By Kim Lyons | Pennsylvania Capital-Star
In a move that surprised exactly no one, David McCormick, who lost a bid for Pennsylvania’s GOP Senate nomination in 2022, will again seek the Republican nomination for U.S. Senate, this time to challenge incumbent Democrat Bob Casey in 2024.
“Under the failed leadership of Joe Biden, America is in decline: Economically, militarily, spiritually,” McCormick told the audience at the Heinz History Center in Pittsburgh. “I’m here to tell you tonight that it doesn’t have to be that way.”
Pennsylvania, McCormick said, needs leadership. “We need leadership that can ensure that we have the opportunities that we deserve, to make the American dream available for every citizen of Pennsylvania.”
Before McCormick spoke, a promotional video played on screens beside the stage, showing clips of President Joe Biden, Casey, and U.S. Sen. John Fetterman (D-Pa.), whose images seemed to receive the loudest boos from the crowd. A clip of Fetterman wearing his signature shorts and hoodie mocking the GOP that posted to social media last week made the reel, along with titles reading “violent crime,” “inflation,” and “record border crossings” over generic images.
Casey, McCormick said, is a Washington, D.C. insider who has been a rubber stamp for Biden’s policies. “When Joe Biden says jump, Bob Casey asks how high. When Joe Biden says vote, Bob Casey says ‘which way?’ When Joe Biden comes calling, Bob Casey comes running,” McCormick said. “Bob Casey represents six more years of rubber stamps.”
McCormick said Casey has been in Washington, D.C. for so long that when he was first elected, The Macarena was the number one song, and Pittsburgh Steelers quarterback Ben Roethlisberger, now retired, was in middle school. “And most of us had never heard of this thing called the internet,” he said.
Casey, McCormick added, “is a nice guy. But he’s not a leader.”
McCormick has long been considered the most likely candidate to run against Casey, who is seeking reelection to a fourth term. He lost the 2022 GOP primary for Senate in Pennsylvania to Mehmet Oz, who lost in the general election to Democrat John Fetterman.
But since then, McCormick made moves that suggested he was considering another bid. He wrote a book titled “Superpower in Peril: A Battle Plan to Renew America,” that many pundits viewed as a literal battle plan, and started the political action committee Pennsylvania Rising this spring. Earlier this month, 100 Republicans wrote a public letter calling on McCormick to run again, and CNBC reported Thursday that McCormick was the guest of honor at a swanky August party in the Hamptons hosted by fashion designer Tory Burch, with several potential big-money donors in attendance.
At Thursday night’s kickoff event, which drew about 200 people and had a live band, several key Allegheny County Republicans were in attendance, including Allegheny County Councilor and chairman of the Republican caucus of Allegheny County Sam DeMarco, state Sen. Devlin Robinson (R-Allegheny), who took the stage with McCormick, and former U.S. Rep. Tim Murphy. Earlier this week, McCormick received the endorsement of state Sen. Doug Mastriano (R-Franklin), who lost the gubernatorial election to Josh Shapiro in 2022.
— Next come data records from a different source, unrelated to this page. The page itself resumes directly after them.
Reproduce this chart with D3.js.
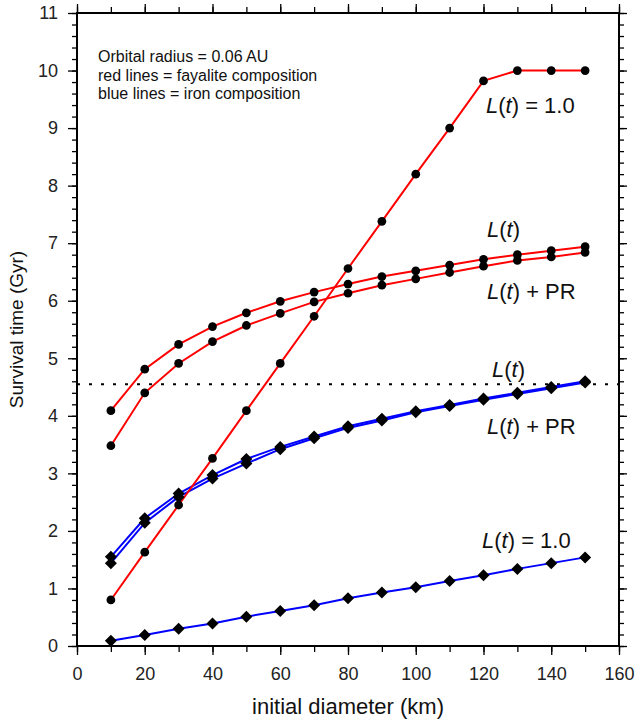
<!DOCTYPE html>
<html>
<head>
<meta charset="utf-8">
<script src="https://cdn.jsdelivr.net/npm/d3@7"></script>
<style>
    body { margin: 0; background: #ffffff; }
    svg { display: block; font-family: "Liberation Sans", Arial, sans-serif; }
</style>
</head>
<body>
<div id="chart"></div>
<script>
// x values (initial diameter, km)
const diameters = [10, 20, 30, 40, 50, 60, 70, 80, 90, 100, 110, 120, 130, 140, 150];

// fayalite composition (red)
const redFlat = [0.80, 1.63, 2.45, 3.26, 4.09, 4.91, 5.73, 6.56, 7.38, 8.20, 9.00, 9.82, 10.0, 10.0, 10.0];
const redLt = [4.09, 4.81, 5.24, 5.55, 5.79, 5.99, 6.15, 6.29, 6.42, 6.52, 6.62, 6.72, 6.80, 6.87, 6.94];
const redLtPR = [3.48, 4.40, 4.91, 5.29, 5.57, 5.78, 5.98, 6.13, 6.27, 6.38, 6.49, 6.60, 6.70, 6.76, 6.84];

// iron composition (blue)
const blueLt = [1.55, 2.22, 2.65, 2.97, 3.25, 3.46, 3.64, 3.82, 3.95, 4.08, 4.19, 4.30, 4.40, 4.50, 4.60];
const blueLtPR = [1.44, 2.14, 2.59, 2.91, 3.17, 3.42, 3.61, 3.79, 3.92, 4.06, 4.17, 4.28, 4.38, 4.48, 4.58];
const blueFlat = [0.09, 0.19, 0.30, 0.39, 0.51, 0.61, 0.71, 0.83, 0.93, 1.02, 1.13, 1.23, 1.34, 1.44, 1.54];

const solarAge = 4.55;

const xTicks = [0, 20, 40, 60, 80, 100, 120, 140, 160];
const yTicks = [0, 1, 2, 3, 4, 5, 6, 7, 8, 9, 10, 11];

const notes = ["Orbital radius = 0.06 AU", "red lines = fayalite composition", "blue lines = iron composition"];

const width = 635, height = 721;
const margin = { top: 13, right: 16, bottom: 75, left: 77 };

const svg = d3.select("#chart").append("svg")
    .attr("width", width)
    .attr("height", height);

const x = d3.scaleLinear().domain([0, 160]).range([margin.left, width - margin.right]);
const y = d3.scaleLinear().domain([0, 11]).range([height - margin.bottom, margin.top]);

// minor ticks
const xMinor = d3.range(0, 161, 10);
const yMinor = d3.range(0, 11.01, 0.2);

function addAxis(axis, transform) {
    const g = svg.append("g").attr("transform", transform).call(axis);
    g.select(".domain").remove();
    g.selectAll("line").attr("stroke", "#000").attr("stroke-width", 1.3);
    return g;
}

// bottom
addAxis(d3.axisBottom(x).tickValues(xMinor).tickSize(6).tickFormat(""), `translate(0,${y(0)})`);
addAxis(d3.axisBottom(x).tickValues(xTicks).tickSize(9).tickPadding(12).tickFormat(d3.format("d")), `translate(0,${y(0)})`)
    .selectAll("text").attr("font-size", 18).attr("fill", "#222");
// top
addAxis(d3.axisTop(x).tickValues(xMinor).tickSize(6).tickFormat(""), `translate(0,${y(11)})`);
addAxis(d3.axisTop(x).tickValues(xTicks).tickSize(9).tickFormat(""), `translate(0,${y(11)})`);
// left
addAxis(d3.axisLeft(y).tickValues(yMinor).tickSize(5).tickFormat(""), `translate(${x(0)},0)`);
addAxis(d3.axisLeft(y).tickValues(yTicks).tickSize(9).tickPadding(10).tickFormat(d3.format("d")), `translate(${x(0)},0)`)
    .selectAll("text").attr("font-size", 18).attr("fill", "#222");
// right
addAxis(d3.axisRight(y).tickValues(yMinor).tickSize(5).tickFormat(""), `translate(${x(160)},0)`);
addAxis(d3.axisRight(y).tickValues(yTicks).tickSize(8).tickFormat(""), `translate(${x(160)},0)`);

// frame
svg.append("rect")
    .attr("x", x(0))
    .attr("y", y(11))
    .attr("width", x(160) - x(0))
    .attr("height", y(0) - y(11))
    .attr("fill", "none")
    .attr("stroke", "#000")
    .attr("stroke-width", 2);

// dotted reference line
svg.append("line")
    .attr("x1", x(0)).attr("x2", x(160))
    .attr("y1", y(solarAge)).attr("y2", y(solarAge))
    .attr("stroke", "#000")
    .attr("stroke-width", 2)
    .attr("stroke-dasharray", "3,9");

const line = d3.line()
    .x((d, i) => x(diameters[i]))
    .y(d => y(d));

const series = [
    { values: blueFlat, color: "#0000ff", marker: "diamond" },
    { values: blueLtPR, color: "#0000ff", marker: "diamond" },
    { values: blueLt, color: "#0000ff", marker: "diamond" },
    { values: redFlat, color: "#ff0000", marker: "circle" },
    { values: redLtPR, color: "#ff0000", marker: "circle" },
    { values: redLt, color: "#ff0000", marker: "circle" }
];

series.forEach(s => {
    svg.append("path")
        .datum(s.values)
        .attr("d", line)
        .attr("fill", "none")
        .attr("stroke", s.color)
        .attr("stroke-width", 2);
});

// square diamond (d3's symbolDiamond is too tall)
const diamondPath = "M0,-6L6,0L0,6L-6,0Z";
const circlePath = d3.symbol().type(d3.symbolCircle).size(60)();

series.forEach(s => {
    svg.append("g")
        .selectAll("path")
        .data(s.values)
        .enter()
        .append("path")
        .attr("d", s.marker === "circle" ? circlePath : diamondPath)
        .attr("transform", (d, i) => `translate(${x(diameters[i])},${y(d)})`)
        .attr("fill", "#000");
});

// curve labels: L(t) with italics
const curveLabels = [
    { tx: 486, ty: 113, tail: " = 1.0" },
    { tx: 487, ty: 237, tail: "" },
    { tx: 487, ty: 299, tail: " + PR" },
    { tx: 492, ty: 377, tail: "" },
    { tx: 487, ty: 434, tail: " + PR" },
    { tx: 482, ty: 548, tail: " = 1.0" }
];

curveLabels.forEach(l => {
    const t = svg.append("text")
        .attr("x", l.tx)
        .attr("y", l.ty)
        .attr("font-size", 22)
        .attr("fill", "#111");
    t.append("tspan").attr("font-style", "italic").text("L");
    t.append("tspan").text("(");
    t.append("tspan").attr("font-style", "italic").text("t");
    t.append("tspan").text(")" + l.tail);
});

// notes in upper left
svg.append("g")
    .selectAll("text")
    .data(notes)
    .enter()
    .append("text")
    .attr("x", 98)
    .attr("y", (d, i) => 62 + i * 18.5)
    .attr("font-size", 16)
    .attr("fill", "#111")
    .text(d => d);

// axis titles
svg.append("text")
    .attr("x", (x(0) + x(160)) / 2)
    .attr("y", 714)
    .attr("text-anchor", "middle")
    .attr("font-size", 22)
    .attr("fill", "#111")
    .text("initial diameter (km)");

svg.append("text")
    .attr("transform", `translate(23,${y(5.5)}) rotate(-90)`)
    .attr("text-anchor", "middle")
    .attr("font-size", 19)
    .attr("fill", "#111")
    .text("Survival time (Gyr)");
</script>
</body>
</html>
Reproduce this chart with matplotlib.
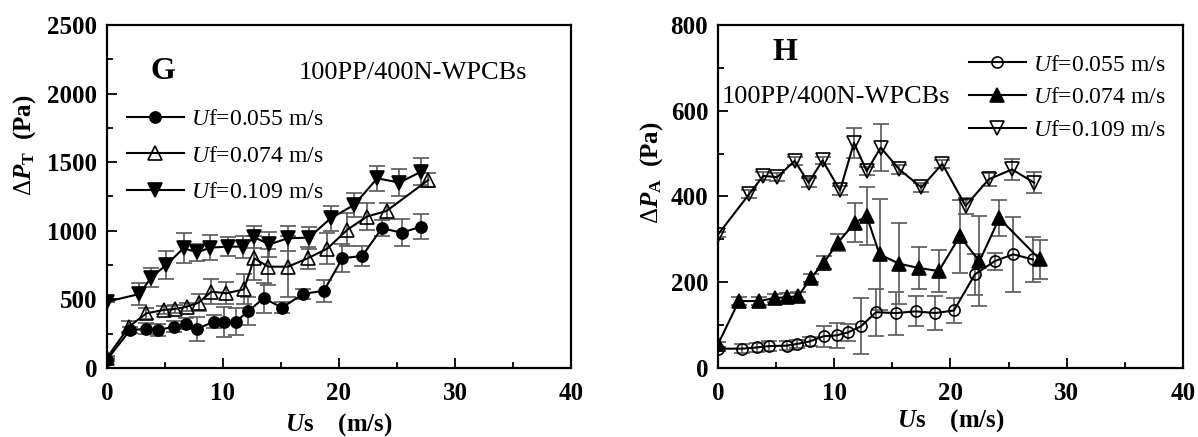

Casey will likely prove to be a tough, experienced opponent, who raised more than $4 million in the second quarter of this year alone, according to campaign finance records. So far, McCormick is his only opponent. But Casey, the son of former Pennsylvania governor Bob Casey, Sr., has never lost a statewide general election; in addition to serving three terms as senator, he previously served as the state’s Auditor General and as state Treasurer.
Democrats have been focusing heavily on McCormick’s residency status, an issue that proved problematic for Oz in 2022. Before the candidate took the stage on Thursday, a plane bearing a banner that read “Welcome to Pennsylvania Dave!” flew over the city. The state Democratic Party confirmed it paid for the banner.
McCormick was born in Washington County, Pennsylvania and grew up near Bloomsburg. He owns a home in Pittsburgh that he bought ahead of his 2022 campaign for Senate. But the Associated Press reported last month that he lists his Connecticut address on public documents. McCormick also has not received a residency homestead tax exemption on his house in the city’s Squirrel Hill neighborhood, the AP reported.
But on Thursday, he greeted the audience as “my fellow Pennsylvanians” and repeated his Keystone State bona fides, calling himself a seventh-generation Pennsylvanian, and touting his experience running FreeMarkets, a company that was acquired in 2004 for $493 million.
“I am Pennsylvania first, I was born and raised here,” he said.
Pennsylvania Democratic Party spokesperson Maddy McDaniel said in a statement Thursday night that McCormick is a “mega-millionaire Connecticut hedge fund executive who is lying about living in Pennsylvania, and has spent his life looking out for himself and his rich friends at the expense of working families.”
Casey, McDaniel said “has spent his career fighting for Pennsylvanians who work for a living, while McCormick has shown he will do and say anything to benefit himself and his wealthy Wall Street friends.”